The Stone Foxes aren’t so interested in standard rock ballads or bluesy throwbacks anymore. Small Fires, their third EP, explores the complexities of human relationships—ferociously.

Journeying a long way since 2010’s Bears & Bulls, Small Fires is thoroughly drenched in sex, violence, and fervid testimony. This time around, The Stone Foxes have juiced their tell-tale hearts to hone their writ for this year’s provocative release through InGrooves Fontana.

The first single, “Everybody Knows,” is already accompanied by a vicious video dripping with gothic, backwoods Poe-ian imagery. Spliced between images of the Foxes rocking out are blood platelets in motion, a murder by vehicle, an escort failing to seduce a greedy CEO, and a beating heart pulled from underneath a wooden floor panel—and so, the objective correlative sets the gritty stage for the Foxes’ brilliant, formidable, stomping return.

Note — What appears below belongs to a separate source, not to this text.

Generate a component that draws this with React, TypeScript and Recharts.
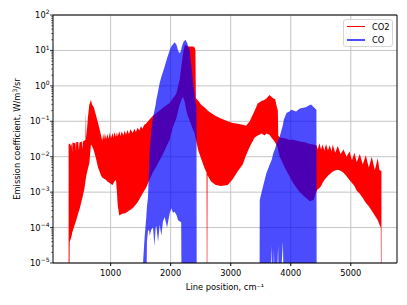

While “Everybody Knows” certainly alludes to the complicated relationship between the blues and the sacrosanct (referenced before in 2010’s folklore-conscious “I Killed Robert Johnson” and “Beneath Mt. Sinai”), Small Fires as a whole also offers an introspective analysis on the nature of relationships, from the romantically twisted to the spiritually conflicted. From the wrenching, lonesome waltz, “Battles, Blades, and Bones” to the soul-tinged, grinding gospel-rock “Jump Into the Water,” The Stone Foxes cut no corners.

In the end, Small Fires out-rocks its predecessor—it’s raw and unfiltered—but its delivery is the most focused the Foxes have ever shown.